Widowhood is more than sadness at a family member's death. It robs you of your future hopes of one you trusted to be your rock in times of trouble. It's a thief in the night, silently grabbing sleep and rummaging through your dreams. Though your mind says you are strong, your body battles with strength's soldiers and you loose. When you think you have gone over the worst, it sneaks back through an unlocked door or worse, smashing through your mind's window.

The first few months of a sudden death, leave you in shock. You think nothing is worse for you can't think at all much less feel or eat. Realty sets in after that and you stumble through the quicksand of your mind. About the fifth month, you begin to feel you can make it. You set about getting your house cleaned up or items sorted to give away. Then during the six-seventh month, you wake up one day, wondering why you feel so low in energy. The sorrow hits like a tornado, wrecking every plan you built. You have seen a glimpse of hope before this and now think it too will pass so you trudge onward, not knowing if the decisions you make will turn on you one day. Plans made the year before have been destroyed by well meaning relatives--or ill meaning ones. You pray for their forgiveness as you pray forgiveness for your own resentment. All the bills you couldn't face before now haunt you. You try not to think of how you will be living this time next year. You know the only gift you can give this season is yourself and your sacrifice of pretending to be happy, surrounded by family and friends.

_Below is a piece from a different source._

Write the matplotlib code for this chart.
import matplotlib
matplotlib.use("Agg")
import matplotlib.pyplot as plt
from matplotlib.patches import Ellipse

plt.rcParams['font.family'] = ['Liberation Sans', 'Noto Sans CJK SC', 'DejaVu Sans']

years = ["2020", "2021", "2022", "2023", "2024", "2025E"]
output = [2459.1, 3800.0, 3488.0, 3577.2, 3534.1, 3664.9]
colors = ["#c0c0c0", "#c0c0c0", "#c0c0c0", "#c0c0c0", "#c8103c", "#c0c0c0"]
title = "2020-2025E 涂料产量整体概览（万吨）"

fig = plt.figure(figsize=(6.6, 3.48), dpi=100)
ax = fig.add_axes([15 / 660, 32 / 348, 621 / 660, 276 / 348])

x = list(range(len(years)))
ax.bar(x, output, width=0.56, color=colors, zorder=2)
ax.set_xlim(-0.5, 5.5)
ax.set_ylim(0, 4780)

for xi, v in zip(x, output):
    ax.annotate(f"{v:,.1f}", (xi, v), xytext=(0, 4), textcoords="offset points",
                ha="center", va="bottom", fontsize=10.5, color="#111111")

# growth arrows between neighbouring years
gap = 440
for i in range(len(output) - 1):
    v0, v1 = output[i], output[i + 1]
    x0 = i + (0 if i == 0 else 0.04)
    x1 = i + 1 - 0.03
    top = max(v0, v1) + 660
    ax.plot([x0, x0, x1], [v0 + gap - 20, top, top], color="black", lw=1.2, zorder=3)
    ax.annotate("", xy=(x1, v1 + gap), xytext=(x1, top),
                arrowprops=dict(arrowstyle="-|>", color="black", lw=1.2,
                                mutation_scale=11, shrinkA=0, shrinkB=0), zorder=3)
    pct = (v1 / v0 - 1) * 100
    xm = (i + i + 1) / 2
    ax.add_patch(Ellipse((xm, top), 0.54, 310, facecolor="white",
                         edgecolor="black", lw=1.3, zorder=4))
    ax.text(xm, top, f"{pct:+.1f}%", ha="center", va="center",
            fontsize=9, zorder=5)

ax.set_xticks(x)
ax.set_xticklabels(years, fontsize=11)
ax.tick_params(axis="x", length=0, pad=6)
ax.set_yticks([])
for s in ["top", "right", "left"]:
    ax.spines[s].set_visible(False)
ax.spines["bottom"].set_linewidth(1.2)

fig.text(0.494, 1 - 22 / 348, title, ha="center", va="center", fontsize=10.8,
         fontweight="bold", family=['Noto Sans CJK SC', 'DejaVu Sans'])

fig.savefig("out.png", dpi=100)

As I await my ride to this family gathering, I repeat in my mind, 'you can do this!' over and over. Inside, I want to run, for the day is without the control of leaving when I wish, having no transportation. It is just as well for I can't drive much now without my mind clicking off at odd moments with season's memories and tears flooding my view. I give this gift of myself willingly, for family is dear to me. When my ride stops at the curb, my smile is on display while my heart races ahead. Jingle bells on the radio make my head turn toward the side window, hoping to stop the tears before I receive more sympathy, making me cry harder. I remember the beautiful bells mother collected and my admiration of them.

I will never look at bells quite the same way again.